The final report is dedicated to the 11 workers who died aboard the Deepwater Horizon.

BP Wins Four Deepwater Exploration Blocks Off South Australia's Coast

The company does not expect to begin drilling until 2013 or 2014. It promised "to use the intervening time to fully implement the lessons learned from the investigations into the Montara and Deepwater Horizon incidents."

BP has won permission from Australia's government to explore for oil and gas in four deepwater blocks off the coast of South Australia. The four blocks are a promising area of 24,000 square kilometers for oil and gas reserves, according to company officials, with Mike Daly, executive vice president of exploration, saying in BP's Jan. 17 announcement, "This is a material and early move into an unexplored deepwater basin."

"Seismic survey activity could take place in the summer of 2011/12. Drilling activity is not expected to take place until 2013 or 2014. BP is committed to use the intervening time to fully implement the lessons learned from the investigations into the Montara and Deepwater Horizon incidents, and is working closely with the Australian Government, the South Australian Government and industry to do so," the announcement states.

Americans unfamiliar with the Montara incident will find parallels to the Deepwater Horizon disaster. Montara was an Aug. 21, 2009, well blowout in the Timor Sea from a platform drill rig owned by PTTEP Australasia; the spill of oil and gas was stopped on Nov. 3, 2009. A final report issued Nov. 24, 2010, by a commission of inquiry concluded there were systemic safety failures by PTTEP that allowed the spill to occur, and a single authority should be created to regulate offshore energy operations.

"The fact is that we were lucky with Montara –- no lives were lost, there were no serious injuries and the quick, coordinated response from governments, regulators, and industry meant that the impact on the marine environment was minimal," Martin Ferguson, minister for Resources and Energy, said when the report was issued. "Montara was the first major loss of well control in 25 years of safe offshore petroleum operations.
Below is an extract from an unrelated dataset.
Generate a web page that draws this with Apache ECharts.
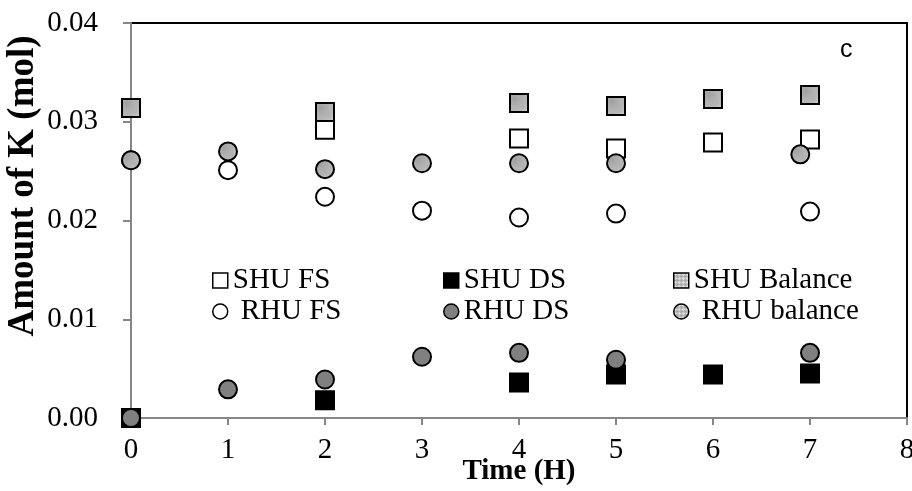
<!DOCTYPE html>
<html>
<head>
<meta charset="utf-8">
<script src="https://cdn.jsdelivr.net/npm/echarts@6/dist/echarts.min.js"></script>
<style>
  html, body { margin: 0; padding: 0; background: #fff; }
  #chart { width: 912px; height: 491px; }
</style>
</head>
<body>
<div id="chart"></div>
<script>
// Potassium amounts over time for the SHU and RHU runs
const shuTime = [0, 2, 4, 5, 6, 7];
const shuFS = [0.0314, 0.0292, 0.0283, 0.0273, 0.0279, 0.0282];
const shuDS = [0.0000, 0.0018, 0.0036, 0.0044, 0.0044, 0.0045];
const shuBalance = [0.0314, 0.0310, 0.0319, 0.0316, 0.0323, 0.0327];

const rhuTime = [0, 1, 2, 3, 4, 5, 7];
const rhuFS = [0.0261, 0.0251, 0.0224, 0.0210, 0.0203, 0.0207, 0.0209];
const rhuDS = [0.0000, 0.0029, 0.0039, 0.0062, 0.0066, 0.0059, 0.0066];
const rhuBalanceTime = [0, 1, 2, 3, 4, 5, 6.9];
const rhuBalance = [0.0261, 0.0270, 0.0252, 0.0258, 0.0258, 0.0258, 0.0267];

const xTicks = { min: 0, max: 8, interval: 1 };
const yTicks = { min: 0, max: 0.04, interval: 0.01 };

const serifFont = '"Liberation Serif", "Times New Roman", serif';

// Speckled light grey fill used for the balance markers
function speckle() {
  const c = document.createElement('canvas');
  c.width = 4; c.height = 4;
  const g = c.getContext('2d');
  g.fillStyle = '#b4b4b4';
  g.fillRect(0, 0, 4, 4);
  g.fillStyle = '#e0e0e0';
  g.fillRect(1, 0, 1, 3);
  g.fillRect(0, 1, 3, 1);
  g.fillStyle = '#a0a0a0';
  g.fillRect(3, 3, 1, 1);
  return { image: c, repeat: 'repeat' };
}
const speckleFill = speckle();

function pairs(xs, ys) { return xs.map((x, i) => [x, ys[i]]); }

function scatter(name, xs, ys, symbol, fill) {
  return {
    name: name,
    type: 'scatter',
    symbol: symbol,
    symbolSize: 18,
    data: pairs(xs, ys),
    itemStyle: { color: fill, borderColor: '#000', borderWidth: 2, opacity: 1 },
    emphasis: { disabled: true },
    z: 3
  };
}

function legendItem(name, left, top, padLeft) {
  return {
    data: [name],
    left: left,
    top: top,
    padding: 0,
    itemWidth: 15,
    itemHeight: 15,
    selectedMode: false,
    itemStyle: { borderWidth: 1.5, borderColor: '#000' },
    textStyle: {
      fontFamily: serifFont,
      fontSize: 29,
      color: '#000',
      padding: [0, 0, 0, padLeft]
    }
  };
}

const chart = echarts.init(document.getElementById('chart'), null, { renderer: 'canvas' });

chart.setOption({
  animation: false,
  backgroundColor: '#fff',
  grid: {
    left: 131, right: 5, top: 23, bottom: 73,
    outerBoundsMode: 'none',
    containLabel: false,
    show: true,
    borderColor: '#000',
    borderWidth: 2,
    backgroundColor: 'transparent'
  },
  xAxis: {
    type: 'value',
    min: xTicks.min, max: xTicks.max, interval: xTicks.interval,
    name: 'Time (H)',
    nameLocation: 'middle',
    nameGap: 39,
    nameMoveOverlap: false,
    nameTextStyle: { fontFamily: serifFont, fontSize: 29, fontWeight: 'bold', color: '#000' },
    axisLine: { show: true, onZero: false, lineStyle: { color: '#868686', width: 2 } },
    axisTick: { show: true, inside: false, length: 7, lineStyle: { color: '#868686', width: 2 } },
    axisLabel: { fontFamily: serifFont, fontSize: 29, color: '#000', margin: 18 },
    splitLine: { show: false }
  },
  yAxis: {
    type: 'value',
    min: yTicks.min, max: yTicks.max, interval: yTicks.interval,
    axisLine: { show: true, onZero: false, lineStyle: { color: '#868686', width: 2 } },
    axisTick: { show: true, inside: false, length: 8, lineStyle: { color: '#868686', width: 2 } },
    axisLabel: {
      fontFamily: serifFont, fontSize: 29, color: '#000', margin: 33,
      formatter: v => v.toFixed(2)
    },
    splitLine: { show: false }
  },
  legend: [
    legendItem('SHU FS', 212, 266, 0),
    legendItem('SHU DS', 443, 266, 0),
    legendItem('SHU Balance', 673, 266, 0),
    legendItem('RHU FS', 212, 297, 8),
    legendItem('RHU DS', 443, 297, 0),
    legendItem('RHU balance', 673, 297, 8)
  ],
  graphic: [
    {
      // vertical axis title, set a little above the axis middle
      type: 'text',
      x: 23,
      y: 186,
      rotation: Math.PI / 2,
      style: {
        text: 'Amount of K (mol)',
        fontFamily: serifFont,
        fontSize: 37,
        fontWeight: 'bold',
        fill: '#000',
        align: 'center',
        verticalAlign: 'middle'
      }
    },
    {
      type: 'text',
      left: 840,
      top: 38,
      style: { text: 'c', fontFamily: '"Liberation Sans", Arial, sans-serif', fontSize: 25, fill: '#000' }
    }
  ],
  series: [
    scatter('SHU FS', shuTime, shuFS, 'rect', '#fff'),
    scatter('SHU DS', shuTime, shuDS, 'rect', '#000'),
    scatter('SHU Balance', shuTime, shuBalance, 'rect', speckleFill),
    scatter('RHU FS', rhuTime, rhuFS, 'circle', '#fff'),
    scatter('RHU DS', rhuTime, rhuDS, 'circle', '#808080'),
    scatter('RHU balance', rhuBalanceTime, rhuBalance, 'circle', speckleFill)
  ]
});
</script>
</body>
</html>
If either -- or preferably both -– PTTEP AA or the Northern Territory Designated Authority had done their jobs properly and complied with requirements, the Montara Blowout would never have happened."

The presidential commission created by President Obama to investigate the Deepwater Horizon explosion and fire, its sinking, and oil spill issued its final, 398-page report last week, citing errors by the three main actors involved and saying the explosive loss of the Macondo well could have been prevented, then states this conclusion: "The immediate causes of the Macondo well blowout can be traced to a series of identifiable mistakes made by BP, Halliburton, and Transocean that reveal such systematic failures in risk management that they place in doubt the safety culture of the entire industry."

The panel called for reforming the government's oversight of offshore leasing, energy exploration, and production beyond what has already been announced as a result of the disaster. "Because regulatory oversight alone will not be sufficient to ensure adequate safety," they wrote, "the oil and gas industry will need to take its own, unilateral steps to increase dramatically safety throughout the industry, including self-policing mechanisms that supplement governmental enforcement. The technology, laws and regulations, and practices for containing, responding to, and cleaning up spills lag behind the real risks associated with deepwater drilling into large, high-pressure reservoirs of oil and gas located far offshore and thousands of feet below the ocean’s surface. Government must close the existing gap and industry must support rather than resist that effort."

Neither the energy industry nor the government has been adequately prepared for the risks involved in deepwater production and exploration, the panel concluded, adding that both "can and must be prepared in the future."